Mannerisms are so useful that the temptation may arise to use them at every opportunity. But avoid this. Some mannerisms border on cliché and should be used sparingly. In real life, people sometimes do raise an eyebrow in surprise. Yet if your character’s eyebrows are doing a practical tango every other page, your reader might tire of this, and wish they could shave them off!

6. Avoid over-using mannerism clichés

When describing characters’ mannerisms, make sure that you describe things that real people actually do. Some clichés come from stage-acting traditions, where actors had to be exaggerated in their gestures for the back row.

For example, when was the last time you actually saw someone wring their hands? If you think about it, people rarely narrow their eyes in suspicion. Beware odd or unfamiliar gestures as well. Instead focus on believable gestures with a physiological or psychological basis. For example, a character who keeps stretching and yawning may be bored or tired.

Stephen King famously called out a writer for the line “His eyes slid down her dress“. Avoid unintentional hilarity and body parts taking on a life of their own, performing impossible acts.
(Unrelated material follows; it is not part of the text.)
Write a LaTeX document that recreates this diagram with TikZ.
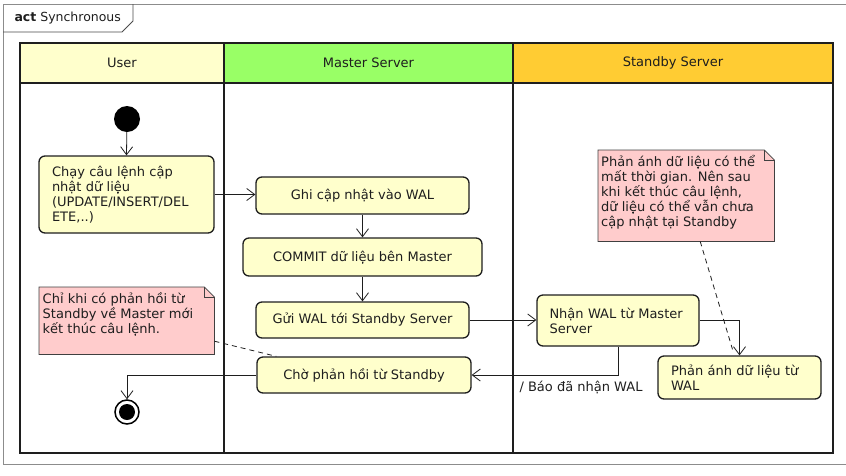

Need help developing interesting characters and mannerisms? Get How to Write Real Characters for practical examples and exercises to create detailed, developed characters.

Have you read our other articles about developing your character? We recommend our articles on character posture, character face, character eyes and character hands.

By Bridget McNulty

Bridget McNulty is a published author, content strategist, writer, editor and speaker. She is the co-founder of two non-profits: Sweet Life Diabetes Community, South Africa's largest online diabetes community, and the Diabetes Alliance, a coalition of all the organisations working in diabetes in South Africa. She is also the co-founder of Now Novel: an online novel-writing course where she coaches aspiring writers to start - and finish! - their novels. Bridget believes in the power of storytelling to create meaningful change.

9 replies on “Character mannerisms: Describing character quirks and tics”

Yet another fine post.

I have an ongoing war between Telling & Showing. I am from a different generation, and frankly 100 Years of Solitude was 90 percent of the former and ten of the latter.

Also, I come from a mind-set that states why use one word when you could have used ten? (see Broch’s Death of Virgil) I am a fan of the European Modernist Era. (Yes, I have issues.) Regardless…

I have taken your lines from points one & two and expanded them:

“Greta strode into the room, the staccato of her shoe’s pencil-thin heels upon the marble, a metronome of her pace, looking neither left nor right. She was tall, some would say statuesque, yet that was not the reason she looked down upon these people. It was obligation that brought her here, tolerance was necessary but not easy. Many of the congregants massed in this hall, in their gowns and bow ties, could speak multiple languages, yet they could not sense or appreciate the beauty of the linguistic nuances, caught up in their bureaucratic politalk; not one of a hundred could tell a kingfisher from a cardinal; an elm from an English oak; and, not a single one of them could set a spinnaker, much less jibe an asymmetrical genoa. She needed a drink.”

I know its not Garcia Marquez, but telling allows the writer to enters the character’s mind, allowing a first person perspective when using a third person narrator. I try to gain an equilibrium between the two, but each writer to their own,

Thank you for the post and the great writing prompt; I now have a new character in my ongoing novel! (You never know where inspiration will come from.)

Thank you for this generous response, Mcrumph. That’s a great, creative example, and it’s true that a mix of expository telling and descriptive showing can work well, too. As you say, the modernists weren’t afraid to be wordy! I’m glad to hear it inspired a character, good luck with the rest.

“She strode across the room, looking down her nose at the assembly on either side of her.” That’s your example of good writing? That’s a terrible sentence and paints a picture that is laughable.